Everything from the first line of the data through the line with "(173,29) rectangle (1193,740);" is to be echoed exactly, minus the pictures.

• Data segment:
-*-

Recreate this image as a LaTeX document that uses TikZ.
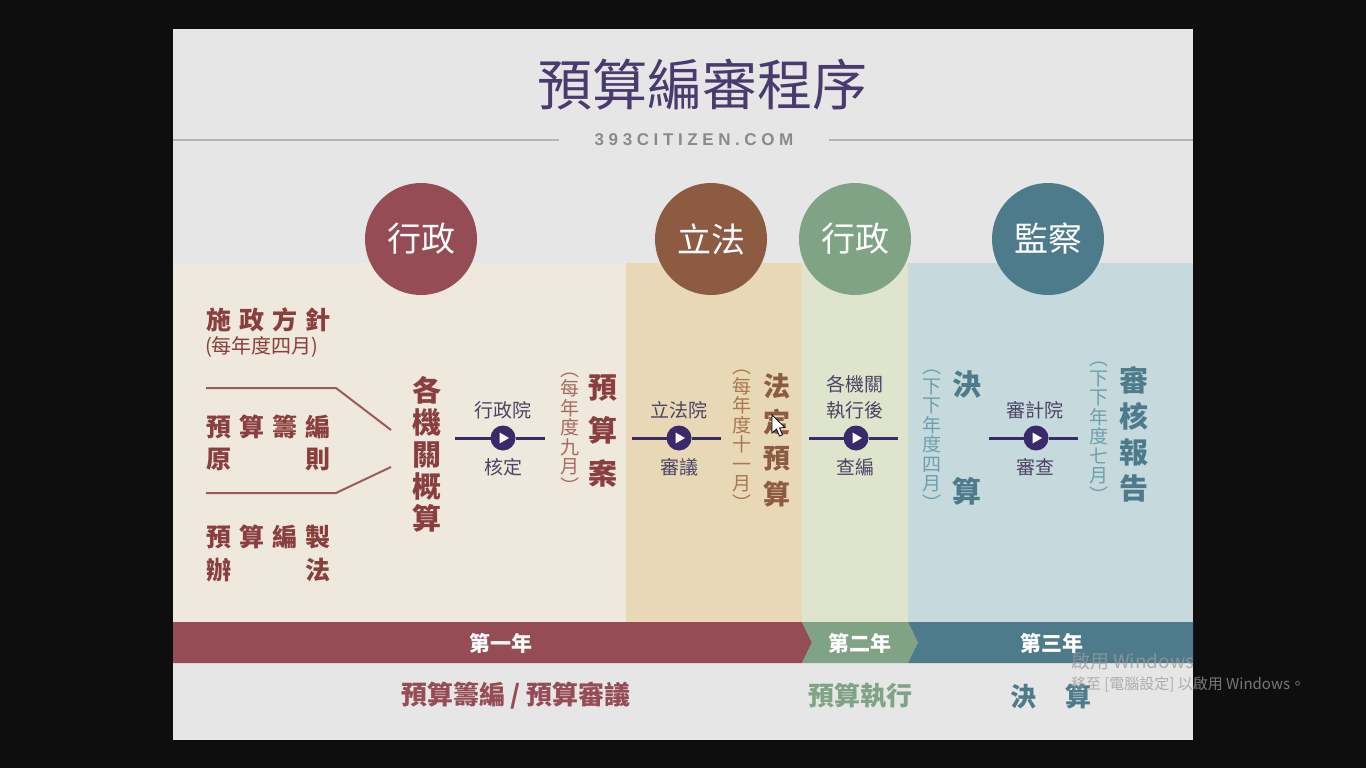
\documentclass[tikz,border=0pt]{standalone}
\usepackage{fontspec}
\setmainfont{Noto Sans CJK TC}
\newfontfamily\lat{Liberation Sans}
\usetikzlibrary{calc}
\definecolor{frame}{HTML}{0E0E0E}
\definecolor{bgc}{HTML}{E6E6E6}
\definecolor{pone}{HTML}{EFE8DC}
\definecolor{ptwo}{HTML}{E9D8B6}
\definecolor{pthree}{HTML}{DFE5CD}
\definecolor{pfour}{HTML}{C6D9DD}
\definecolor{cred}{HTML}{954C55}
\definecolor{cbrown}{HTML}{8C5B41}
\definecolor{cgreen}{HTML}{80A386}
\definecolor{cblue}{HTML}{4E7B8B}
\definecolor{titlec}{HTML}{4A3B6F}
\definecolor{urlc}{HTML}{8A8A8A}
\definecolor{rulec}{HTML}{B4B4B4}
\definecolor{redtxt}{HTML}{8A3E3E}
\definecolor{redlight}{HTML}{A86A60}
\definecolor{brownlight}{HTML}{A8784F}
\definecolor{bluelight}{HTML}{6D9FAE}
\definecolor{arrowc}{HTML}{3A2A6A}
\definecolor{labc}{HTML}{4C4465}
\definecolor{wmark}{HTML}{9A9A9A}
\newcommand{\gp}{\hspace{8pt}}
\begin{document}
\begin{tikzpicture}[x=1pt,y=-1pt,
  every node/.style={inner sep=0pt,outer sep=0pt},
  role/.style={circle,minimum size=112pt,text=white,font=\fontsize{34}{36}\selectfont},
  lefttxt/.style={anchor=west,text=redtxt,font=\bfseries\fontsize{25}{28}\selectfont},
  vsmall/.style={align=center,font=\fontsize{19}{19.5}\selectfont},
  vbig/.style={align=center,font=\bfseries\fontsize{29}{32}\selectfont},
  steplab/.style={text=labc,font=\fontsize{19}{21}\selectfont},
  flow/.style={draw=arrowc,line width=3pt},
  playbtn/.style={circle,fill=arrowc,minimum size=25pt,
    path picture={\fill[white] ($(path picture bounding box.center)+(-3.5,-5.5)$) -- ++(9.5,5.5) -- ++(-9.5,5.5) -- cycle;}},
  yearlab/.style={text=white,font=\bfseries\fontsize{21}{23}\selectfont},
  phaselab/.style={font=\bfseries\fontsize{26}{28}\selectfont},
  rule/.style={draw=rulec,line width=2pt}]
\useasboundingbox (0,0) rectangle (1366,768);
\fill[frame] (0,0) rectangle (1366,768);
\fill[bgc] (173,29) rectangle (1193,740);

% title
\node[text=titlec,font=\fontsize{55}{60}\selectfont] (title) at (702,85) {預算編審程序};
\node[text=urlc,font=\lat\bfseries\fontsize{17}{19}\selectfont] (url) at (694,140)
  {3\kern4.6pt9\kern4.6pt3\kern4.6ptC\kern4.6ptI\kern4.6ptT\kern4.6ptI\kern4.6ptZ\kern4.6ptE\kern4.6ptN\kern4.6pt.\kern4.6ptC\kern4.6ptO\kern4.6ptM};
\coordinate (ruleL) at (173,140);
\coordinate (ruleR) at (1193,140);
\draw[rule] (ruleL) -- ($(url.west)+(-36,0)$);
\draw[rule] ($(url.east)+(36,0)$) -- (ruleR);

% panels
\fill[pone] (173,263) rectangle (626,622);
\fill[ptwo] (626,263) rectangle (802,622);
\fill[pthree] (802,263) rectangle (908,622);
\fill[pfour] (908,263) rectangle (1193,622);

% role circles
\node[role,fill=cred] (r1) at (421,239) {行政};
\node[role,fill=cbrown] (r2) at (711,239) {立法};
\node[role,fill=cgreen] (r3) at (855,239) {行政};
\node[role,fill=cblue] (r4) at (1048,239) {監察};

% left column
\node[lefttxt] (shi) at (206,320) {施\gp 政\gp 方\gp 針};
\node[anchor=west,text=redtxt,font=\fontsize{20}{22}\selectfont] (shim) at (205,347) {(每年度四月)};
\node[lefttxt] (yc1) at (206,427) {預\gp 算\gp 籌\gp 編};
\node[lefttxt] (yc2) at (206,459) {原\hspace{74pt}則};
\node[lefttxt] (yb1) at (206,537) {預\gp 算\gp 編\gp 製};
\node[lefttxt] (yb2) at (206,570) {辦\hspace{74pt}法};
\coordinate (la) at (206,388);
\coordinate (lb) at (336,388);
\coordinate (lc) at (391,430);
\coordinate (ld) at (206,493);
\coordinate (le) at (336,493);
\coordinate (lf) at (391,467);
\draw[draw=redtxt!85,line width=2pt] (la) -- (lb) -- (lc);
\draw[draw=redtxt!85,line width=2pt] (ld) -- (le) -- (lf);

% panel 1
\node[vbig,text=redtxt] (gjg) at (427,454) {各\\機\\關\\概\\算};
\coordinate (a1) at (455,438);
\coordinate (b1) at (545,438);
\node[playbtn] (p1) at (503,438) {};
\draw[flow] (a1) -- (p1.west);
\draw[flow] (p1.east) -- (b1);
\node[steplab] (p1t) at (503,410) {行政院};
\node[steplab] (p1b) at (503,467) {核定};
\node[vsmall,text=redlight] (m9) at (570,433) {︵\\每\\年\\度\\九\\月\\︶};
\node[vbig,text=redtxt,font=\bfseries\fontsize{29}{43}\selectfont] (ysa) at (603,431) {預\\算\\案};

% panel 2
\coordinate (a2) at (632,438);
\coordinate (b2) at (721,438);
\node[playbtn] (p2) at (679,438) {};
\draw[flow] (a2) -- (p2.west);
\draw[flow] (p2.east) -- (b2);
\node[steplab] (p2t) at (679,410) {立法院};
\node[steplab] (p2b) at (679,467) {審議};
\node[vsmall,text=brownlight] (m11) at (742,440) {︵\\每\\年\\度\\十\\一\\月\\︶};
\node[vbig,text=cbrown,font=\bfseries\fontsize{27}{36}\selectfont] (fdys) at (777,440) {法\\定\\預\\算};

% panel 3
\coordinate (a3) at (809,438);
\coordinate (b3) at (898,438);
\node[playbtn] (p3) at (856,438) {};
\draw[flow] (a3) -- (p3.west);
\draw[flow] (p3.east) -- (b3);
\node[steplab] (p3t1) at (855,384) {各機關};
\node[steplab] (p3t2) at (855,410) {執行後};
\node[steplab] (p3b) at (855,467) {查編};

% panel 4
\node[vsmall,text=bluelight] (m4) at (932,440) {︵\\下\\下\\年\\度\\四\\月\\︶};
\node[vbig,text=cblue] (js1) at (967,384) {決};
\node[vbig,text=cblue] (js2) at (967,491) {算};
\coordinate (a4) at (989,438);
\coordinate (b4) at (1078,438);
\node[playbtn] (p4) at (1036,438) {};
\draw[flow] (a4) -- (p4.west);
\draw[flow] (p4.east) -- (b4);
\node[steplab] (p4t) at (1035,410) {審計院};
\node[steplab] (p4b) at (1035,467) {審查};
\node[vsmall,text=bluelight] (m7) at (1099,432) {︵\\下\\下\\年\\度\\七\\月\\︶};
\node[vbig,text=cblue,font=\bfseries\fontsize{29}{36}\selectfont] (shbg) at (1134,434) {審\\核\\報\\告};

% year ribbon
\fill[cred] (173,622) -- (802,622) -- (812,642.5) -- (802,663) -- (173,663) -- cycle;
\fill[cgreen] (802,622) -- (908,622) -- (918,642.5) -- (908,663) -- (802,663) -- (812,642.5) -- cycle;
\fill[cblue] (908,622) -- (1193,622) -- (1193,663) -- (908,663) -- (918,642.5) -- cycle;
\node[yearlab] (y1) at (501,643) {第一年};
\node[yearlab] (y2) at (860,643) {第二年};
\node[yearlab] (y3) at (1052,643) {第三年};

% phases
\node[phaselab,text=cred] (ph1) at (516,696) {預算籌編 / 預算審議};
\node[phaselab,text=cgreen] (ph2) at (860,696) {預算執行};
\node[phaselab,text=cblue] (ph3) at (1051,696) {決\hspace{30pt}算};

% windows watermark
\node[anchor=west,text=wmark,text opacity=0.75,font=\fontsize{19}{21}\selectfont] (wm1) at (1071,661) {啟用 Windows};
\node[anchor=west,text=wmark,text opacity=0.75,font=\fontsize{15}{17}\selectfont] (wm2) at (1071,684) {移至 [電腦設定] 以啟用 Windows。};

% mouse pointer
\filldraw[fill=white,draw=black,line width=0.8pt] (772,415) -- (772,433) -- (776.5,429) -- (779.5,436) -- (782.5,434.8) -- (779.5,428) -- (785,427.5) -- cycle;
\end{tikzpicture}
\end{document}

-*-

• Completed task:
Recreate this image as a LaTeX document that uses TikZ.
\documentclass[tikz,border=0pt]{standalone}
\usepackage{fontspec}
\setmainfont{Noto Sans CJK TC}
\newfontfamily\lat{Liberation Sans}
\usetikzlibrary{calc}
\definecolor{frame}{HTML}{0E0E0E}
\definecolor{bgc}{HTML}{E6E6E6}
\definecolor{pone}{HTML}{EFE8DC}
\definecolor{ptwo}{HTML}{E9D8B6}
\definecolor{pthree}{HTML}{DFE5CD}
\definecolor{pfour}{HTML}{C6D9DD}
\definecolor{cred}{HTML}{954C55}
\definecolor{cbrown}{HTML}{8C5B41}
\definecolor{cgreen}{HTML}{80A386}
\definecolor{cblue}{HTML}{4E7B8B}
\definecolor{titlec}{HTML}{4A3B6F}
\definecolor{urlc}{HTML}{8A8A8A}
\definecolor{rulec}{HTML}{B4B4B4}
\definecolor{redtxt}{HTML}{8A3E3E}
\definecolor{redlight}{HTML}{A86A60}
\definecolor{brownlight}{HTML}{A8784F}
\definecolor{bluelight}{HTML}{6D9FAE}
\definecolor{arrowc}{HTML}{3A2A6A}
\definecolor{labc}{HTML}{4C4465}
\definecolor{wmark}{HTML}{9A9A9A}
\newcommand{\gp}{\hspace{8pt}}
\begin{document}
\begin{tikzpicture}[x=1pt,y=-1pt,
  every node/.style={inner sep=0pt,outer sep=0pt},
  role/.style={circle,minimum size=112pt,text=white,font=\fontsize{34}{36}\selectfont},
  lefttxt/.style={anchor=west,text=redtxt,font=\bfseries\fontsize{25}{28}\selectfont},
  vsmall/.style={align=center,font=\fontsize{19}{19.5}\selectfont},
  vbig/.style={align=center,font=\bfseries\fontsize{29}{32}\selectfont},
  steplab/.style={text=labc,font=\fontsize{19}{21}\selectfont},
  flow/.style={draw=arrowc,line width=3pt},
  playbtn/.style={circle,fill=arrowc,minimum size=25pt,
    path picture={\fill[white] ($(path picture bounding box.center)+(-3.5,-5.5)$) -- ++(9.5,5.5) -- ++(-9.5,5.5) -- cycle;}},
  yearlab/.style={text=white,font=\bfseries\fontsize{21}{23}\selectfont},
  phaselab/.style={font=\bfseries\fontsize{26}{28}\selectfont},
  rule/.style={draw=rulec,line width=2pt}]
\useasboundingbox (0,0) rectangle (1366,768);
\fill[frame] (0,0) rectangle (1366,768);
\fill[bgc] (173,29) rectangle (1193,740);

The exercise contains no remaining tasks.